__EXERCISE BRIEF__
Pull each line holding the word "this" from the data.

** START EXCERPTED RECORDS **

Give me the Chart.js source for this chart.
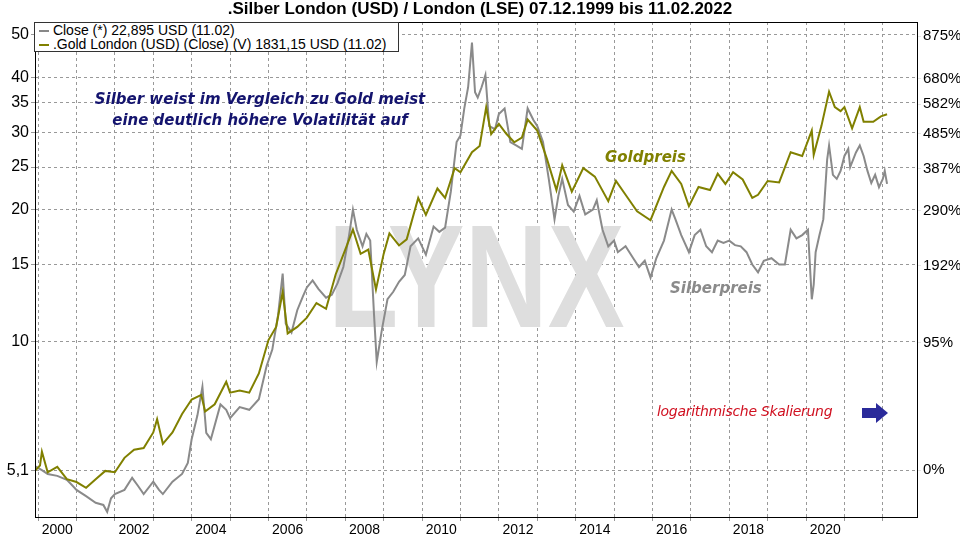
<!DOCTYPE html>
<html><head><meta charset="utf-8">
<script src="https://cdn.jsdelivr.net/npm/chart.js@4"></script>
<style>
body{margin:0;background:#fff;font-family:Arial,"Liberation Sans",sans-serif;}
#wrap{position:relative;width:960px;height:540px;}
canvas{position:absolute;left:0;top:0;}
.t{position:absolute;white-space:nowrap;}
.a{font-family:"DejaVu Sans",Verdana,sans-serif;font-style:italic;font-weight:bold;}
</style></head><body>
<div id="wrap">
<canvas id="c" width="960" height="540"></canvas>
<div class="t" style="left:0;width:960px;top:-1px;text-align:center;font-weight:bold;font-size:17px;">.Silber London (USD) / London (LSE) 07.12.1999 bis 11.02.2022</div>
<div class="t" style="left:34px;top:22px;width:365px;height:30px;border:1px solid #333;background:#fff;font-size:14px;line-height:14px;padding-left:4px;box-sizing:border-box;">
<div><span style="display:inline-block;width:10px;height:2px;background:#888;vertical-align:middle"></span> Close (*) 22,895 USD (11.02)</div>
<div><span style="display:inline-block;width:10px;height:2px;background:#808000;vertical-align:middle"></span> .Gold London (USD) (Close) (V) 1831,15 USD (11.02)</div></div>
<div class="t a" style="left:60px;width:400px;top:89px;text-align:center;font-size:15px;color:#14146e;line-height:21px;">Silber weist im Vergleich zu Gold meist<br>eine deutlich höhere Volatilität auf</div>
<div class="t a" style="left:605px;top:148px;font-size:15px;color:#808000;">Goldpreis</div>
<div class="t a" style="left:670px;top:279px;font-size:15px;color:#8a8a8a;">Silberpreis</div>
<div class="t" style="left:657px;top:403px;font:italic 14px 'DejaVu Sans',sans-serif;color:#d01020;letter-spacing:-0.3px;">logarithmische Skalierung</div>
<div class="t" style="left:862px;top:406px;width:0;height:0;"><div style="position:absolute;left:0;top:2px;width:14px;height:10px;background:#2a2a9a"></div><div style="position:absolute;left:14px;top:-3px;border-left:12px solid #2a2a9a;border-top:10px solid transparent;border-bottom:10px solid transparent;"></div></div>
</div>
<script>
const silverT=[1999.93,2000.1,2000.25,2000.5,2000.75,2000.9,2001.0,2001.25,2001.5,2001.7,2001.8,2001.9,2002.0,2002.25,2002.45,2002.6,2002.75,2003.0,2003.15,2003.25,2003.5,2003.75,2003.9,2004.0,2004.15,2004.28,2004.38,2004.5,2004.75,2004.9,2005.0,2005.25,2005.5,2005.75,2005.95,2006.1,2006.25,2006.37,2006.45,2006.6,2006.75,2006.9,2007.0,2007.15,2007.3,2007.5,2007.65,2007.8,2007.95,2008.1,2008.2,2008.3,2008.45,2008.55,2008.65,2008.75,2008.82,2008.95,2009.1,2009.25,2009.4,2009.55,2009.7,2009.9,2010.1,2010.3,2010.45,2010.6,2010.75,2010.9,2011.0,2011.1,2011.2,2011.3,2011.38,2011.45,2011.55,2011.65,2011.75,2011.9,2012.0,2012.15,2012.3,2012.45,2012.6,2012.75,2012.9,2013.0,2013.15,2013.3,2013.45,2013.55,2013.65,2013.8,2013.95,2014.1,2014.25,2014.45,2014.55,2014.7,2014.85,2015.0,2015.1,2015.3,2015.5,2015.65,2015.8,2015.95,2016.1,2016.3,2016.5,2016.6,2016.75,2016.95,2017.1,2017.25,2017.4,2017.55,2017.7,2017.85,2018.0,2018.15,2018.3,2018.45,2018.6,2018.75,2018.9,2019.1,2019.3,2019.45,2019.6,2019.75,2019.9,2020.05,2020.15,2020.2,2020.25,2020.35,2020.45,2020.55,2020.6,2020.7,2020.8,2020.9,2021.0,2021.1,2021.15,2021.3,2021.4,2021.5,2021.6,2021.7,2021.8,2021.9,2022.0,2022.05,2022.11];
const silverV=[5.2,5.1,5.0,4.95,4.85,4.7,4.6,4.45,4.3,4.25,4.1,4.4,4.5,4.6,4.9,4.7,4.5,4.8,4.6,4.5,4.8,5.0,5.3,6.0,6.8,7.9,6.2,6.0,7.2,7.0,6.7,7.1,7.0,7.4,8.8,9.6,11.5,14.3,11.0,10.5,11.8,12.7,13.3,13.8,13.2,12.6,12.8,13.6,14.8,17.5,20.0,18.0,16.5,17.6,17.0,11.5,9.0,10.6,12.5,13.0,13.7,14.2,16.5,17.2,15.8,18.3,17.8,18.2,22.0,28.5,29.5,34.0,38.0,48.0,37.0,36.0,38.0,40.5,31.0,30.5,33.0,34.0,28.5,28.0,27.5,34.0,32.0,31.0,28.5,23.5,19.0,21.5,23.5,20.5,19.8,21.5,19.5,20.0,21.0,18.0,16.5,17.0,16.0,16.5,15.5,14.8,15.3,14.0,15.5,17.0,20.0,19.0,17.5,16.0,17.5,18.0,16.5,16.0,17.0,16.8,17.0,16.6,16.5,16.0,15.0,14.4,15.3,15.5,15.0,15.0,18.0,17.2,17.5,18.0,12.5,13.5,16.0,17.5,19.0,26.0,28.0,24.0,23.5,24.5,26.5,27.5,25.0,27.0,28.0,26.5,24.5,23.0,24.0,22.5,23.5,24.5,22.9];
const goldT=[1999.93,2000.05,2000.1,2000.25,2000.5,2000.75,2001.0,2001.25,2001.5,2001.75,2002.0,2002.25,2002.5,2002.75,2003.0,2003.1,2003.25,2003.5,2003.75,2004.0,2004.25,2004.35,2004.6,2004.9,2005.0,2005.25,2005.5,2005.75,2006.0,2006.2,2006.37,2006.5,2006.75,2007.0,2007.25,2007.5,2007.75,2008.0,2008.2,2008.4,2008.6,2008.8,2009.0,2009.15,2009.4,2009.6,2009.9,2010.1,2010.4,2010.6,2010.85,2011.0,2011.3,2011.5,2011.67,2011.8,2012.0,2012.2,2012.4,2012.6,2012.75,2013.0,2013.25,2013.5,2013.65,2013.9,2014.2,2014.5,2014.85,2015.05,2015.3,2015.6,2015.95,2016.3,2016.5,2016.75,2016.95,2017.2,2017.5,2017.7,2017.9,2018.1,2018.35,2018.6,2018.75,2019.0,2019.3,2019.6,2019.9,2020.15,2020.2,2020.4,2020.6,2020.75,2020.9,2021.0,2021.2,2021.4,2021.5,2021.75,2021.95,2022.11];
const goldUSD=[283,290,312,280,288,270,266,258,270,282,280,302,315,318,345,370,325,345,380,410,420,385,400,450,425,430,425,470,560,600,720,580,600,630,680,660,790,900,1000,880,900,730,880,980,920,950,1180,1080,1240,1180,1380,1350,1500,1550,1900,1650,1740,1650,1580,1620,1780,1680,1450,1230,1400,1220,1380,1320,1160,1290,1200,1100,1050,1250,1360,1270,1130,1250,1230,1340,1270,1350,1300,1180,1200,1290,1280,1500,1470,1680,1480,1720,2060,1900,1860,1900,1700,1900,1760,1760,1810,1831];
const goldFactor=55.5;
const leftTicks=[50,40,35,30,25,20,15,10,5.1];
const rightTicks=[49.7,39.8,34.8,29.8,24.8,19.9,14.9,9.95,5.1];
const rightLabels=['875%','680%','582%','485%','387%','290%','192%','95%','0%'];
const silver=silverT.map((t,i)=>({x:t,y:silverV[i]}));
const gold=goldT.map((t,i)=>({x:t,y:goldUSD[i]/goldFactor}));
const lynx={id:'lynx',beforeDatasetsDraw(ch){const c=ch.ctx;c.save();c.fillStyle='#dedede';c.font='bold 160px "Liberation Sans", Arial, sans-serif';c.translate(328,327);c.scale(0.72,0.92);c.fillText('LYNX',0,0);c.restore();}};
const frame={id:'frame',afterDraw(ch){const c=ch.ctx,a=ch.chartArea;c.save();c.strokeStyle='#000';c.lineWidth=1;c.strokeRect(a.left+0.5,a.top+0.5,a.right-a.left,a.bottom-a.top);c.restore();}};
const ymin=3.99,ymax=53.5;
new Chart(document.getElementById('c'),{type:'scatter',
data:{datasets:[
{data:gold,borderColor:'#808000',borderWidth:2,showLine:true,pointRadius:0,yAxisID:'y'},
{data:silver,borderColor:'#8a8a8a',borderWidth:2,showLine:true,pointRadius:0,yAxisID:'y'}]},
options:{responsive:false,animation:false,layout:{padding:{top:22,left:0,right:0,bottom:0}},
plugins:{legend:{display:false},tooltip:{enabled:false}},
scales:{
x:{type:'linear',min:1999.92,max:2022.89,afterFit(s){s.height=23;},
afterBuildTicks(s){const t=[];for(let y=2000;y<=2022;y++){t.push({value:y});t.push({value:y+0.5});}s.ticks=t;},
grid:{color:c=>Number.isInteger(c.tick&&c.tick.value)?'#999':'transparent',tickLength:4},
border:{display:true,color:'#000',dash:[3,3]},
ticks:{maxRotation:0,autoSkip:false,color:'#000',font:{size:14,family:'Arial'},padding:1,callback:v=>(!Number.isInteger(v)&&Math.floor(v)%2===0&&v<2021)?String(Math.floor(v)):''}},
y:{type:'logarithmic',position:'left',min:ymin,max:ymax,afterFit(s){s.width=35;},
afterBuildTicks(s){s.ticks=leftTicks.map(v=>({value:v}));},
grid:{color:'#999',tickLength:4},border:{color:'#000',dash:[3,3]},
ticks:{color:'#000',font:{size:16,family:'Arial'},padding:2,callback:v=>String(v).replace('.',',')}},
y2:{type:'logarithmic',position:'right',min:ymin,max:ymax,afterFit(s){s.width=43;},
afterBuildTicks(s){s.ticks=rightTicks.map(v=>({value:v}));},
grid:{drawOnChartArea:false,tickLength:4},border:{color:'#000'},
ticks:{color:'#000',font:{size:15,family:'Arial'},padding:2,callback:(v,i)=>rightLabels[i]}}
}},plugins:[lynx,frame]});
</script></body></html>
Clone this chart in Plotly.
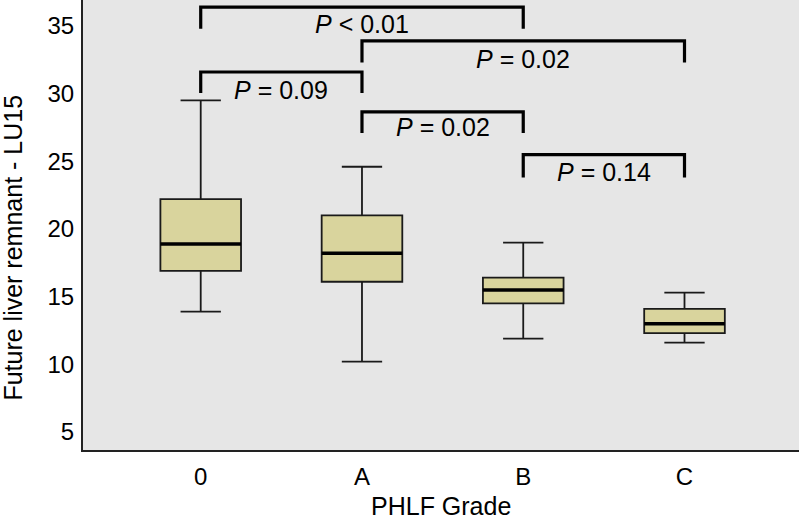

** END EXCERPTED RECORDS **

__REPLY TO THE TASK__
Give me the Chart.js source for this chart.
Clone this chart in Plotly.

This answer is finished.